Issue Handling as a Learning Process

Handling "production issues" is also an important part of the product development management process. Without a good handling process, more management problems are likely to arise.

When the team is small, this handling process relies on manual execution, mainly through emails, IM tools, or loud verbal communication. Once the team grows and the system becomes complex, this process becomes very time-consuming. For example, due to inaccurate judgment of problem localization, issues often need to be handed off between different teams, frequently losing the context of the problem during handover. To improve efficiency, it is usually necessary to automate as much of the manual parts of this process as possible, including automatic tracking of issue tickets, additional recording of relevant information, measuring the timeliness of the entire handling process, various timely notification mechanisms, and escalation mechanisms for issue feedback. This requires a ticketing system for support. Moreover, when we review issues, having such a ticketing system can provide us with timely and accurate process information.

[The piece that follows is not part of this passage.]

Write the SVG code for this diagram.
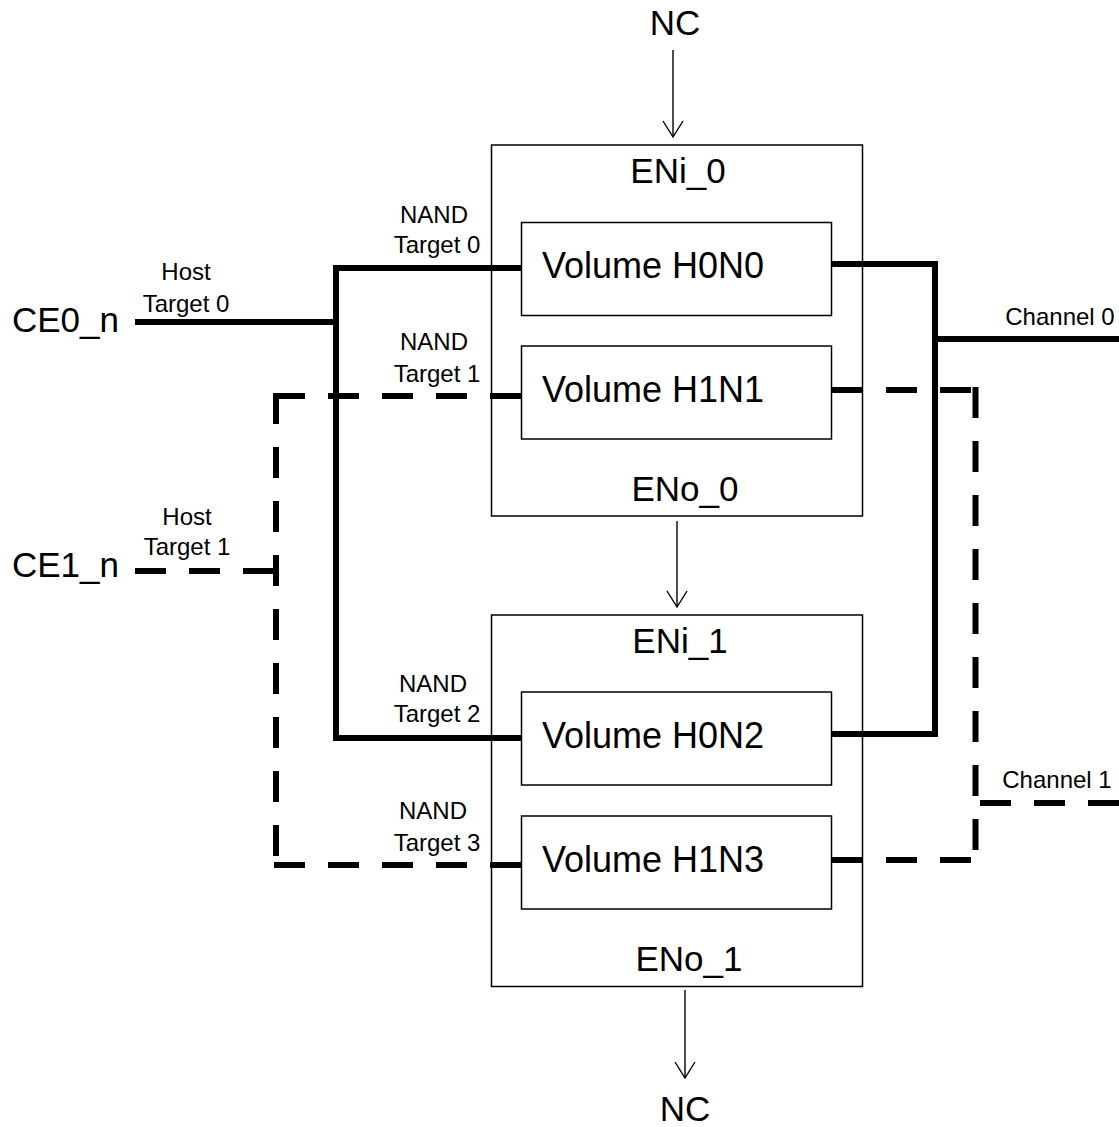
<svg xmlns="http://www.w3.org/2000/svg" width="1119" height="1127" viewBox="0 0 1119 1127">
<style>
text{font-family:"Liberation Sans",Arial,sans-serif;fill:#000}
.big{font-size:35px}
.vol{font-size:36px}
.sm{font-size:24px}
.box{fill:#fff;stroke:#000;stroke-width:1.5}
.thick{fill:none;stroke:#000;stroke-width:6;stroke-linejoin:miter;stroke-linecap:butt}
.dash{fill:none;stroke:#000;stroke-width:6;stroke-dasharray:31 23;stroke-linecap:butt}
.arrow{fill:none;stroke:#000;stroke-width:1.4}
</style>
<defs>
<marker id="ah" markerUnits="userSpaceOnUse" viewBox="-18 -12 20 24" markerWidth="20" markerHeight="24" refX="0" refY="0" orient="auto">
<path d="M-16,-10 L0,0 L-16,10" fill="none" stroke="#000" stroke-width="1.4"/>
</marker>
</defs>

<g id="enclosure0">
<rect class="box" x="491.5" y="145" width="371" height="371"/>
<text class="big" x="678" y="183" text-anchor="middle">ENi_0</text>
<text class="big" x="685" y="501" text-anchor="middle">ENo_0</text>
</g>
<g id="enclosure1">
<rect class="box" x="491.5" y="615" width="371" height="371.5"/>
<text class="big" x="680" y="653" text-anchor="middle">ENi_1</text>
<text class="big" x="689" y="971" text-anchor="middle">ENo_1</text>
</g>
<g id="volH0N0">
<rect class="box" x="521.5" y="222.5" width="310" height="93"/>
<text class="vol" x="542" y="278">Volume H0N0</text>
</g>
<g id="volH1N1">
<rect class="box" x="521.5" y="346" width="310" height="93"/>
<text class="vol" x="542" y="402">Volume H1N1</text>
</g>
<g id="volH0N2">
<rect class="box" x="521.5" y="692" width="310" height="93"/>
<text class="vol" x="542" y="748">Volume H0N2</text>
</g>
<g id="volH1N3">
<rect class="box" x="521.5" y="816" width="310" height="93"/>
<text class="vol" x="542" y="872">Volume H1N3</text>
</g>

<g id="connectors">
<polyline class="thick" points="135,322 336,322"/>
<polyline class="thick" points="521,268 336,268 336,738 521,738"/>
<polyline class="thick" points="832,264 935,264 935,734 832,734"/>
<polyline class="thick" points="935,339 1119,339"/>
<line class="dash" x1="274" y1="396" x2="521" y2="396"/>
<line class="dash" x1="276" y1="393" x2="276" y2="868"/>
<line class="dash" x1="274" y1="865" x2="521" y2="865"/>
<line class="dash" x1="135" y1="571" x2="279" y2="571"/>
<line class="dash" x1="832" y1="390" x2="975" y2="390"/>
<line class="dash" x1="975.5" y1="387" x2="975.5" y2="863"/>
<line class="dash" x1="832" y1="860" x2="978" y2="860"/>
<line class="dash" x1="980" y1="803" x2="1119" y2="803"/>
<line class="arrow" x1="673" y1="50" x2="673" y2="137" marker-end="url(#ah)"/>
<line class="arrow" x1="677" y1="521" x2="677" y2="607" marker-end="url(#ah)"/>
<line class="arrow" x1="685" y1="990" x2="685" y2="1078" marker-end="url(#ah)"/>
</g>

<g id="labels">
<text class="big" x="675" y="35" text-anchor="middle">NC</text>
<text class="big" x="685" y="1121" text-anchor="middle">NC</text>
<text class="big" x="12" y="332">CE0_n</text>
<text class="big" x="12" y="577">CE1_n</text>
<text class="sm" x="186" y="280" text-anchor="middle">Host</text>
<text class="sm" x="186" y="312" text-anchor="middle">Target 0</text>
<text class="sm" x="187" y="525" text-anchor="middle">Host</text>
<text class="sm" x="187" y="555" text-anchor="middle">Target 1</text>
<text class="sm" x="434" y="223" text-anchor="middle">NAND</text>
<text class="sm" x="437" y="253" text-anchor="middle">Target 0</text>
<text class="sm" x="434" y="350" text-anchor="middle">NAND</text>
<text class="sm" x="437" y="382" text-anchor="middle">Target 1</text>
<text class="sm" x="433" y="692" text-anchor="middle">NAND</text>
<text class="sm" x="437" y="722" text-anchor="middle">Target 2</text>
<text class="sm" x="433" y="819" text-anchor="middle">NAND</text>
<text class="sm" x="437" y="851" text-anchor="middle">Target 3</text>
<text class="sm" x="1060" y="325" text-anchor="middle">Channel 0</text>
<text class="sm" x="1057" y="788" text-anchor="middle">Channel 1</text>
</g>
</svg>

In many teams, issue reviews are often seen as "blame meetings," creating a tense atmosphere. In a learning organization, issue reviews are a valuable learning opportunity and one of the most effective learning methods. During the review, all relevant personnel come together to compare results, revisit processes, and conduct analyses of gains and losses, summarizing patterns. This is the best mutual learning process, providing everyone with an opportunity for improvement. The patterns summarized from the review serve as a "recipe" for future handling of similar issues, as well as the best knowledge transfer for the organization, maximizing the potential for progress for future team members.

The most important prerequisite for review activities is to have detailed records of the issue handling process and full participation from all parties involved in the process (including those who transferred the issue). For any points of doubt during the review, secondary scenario recreations should even be conducted to obtain better preventive and root cause solutions.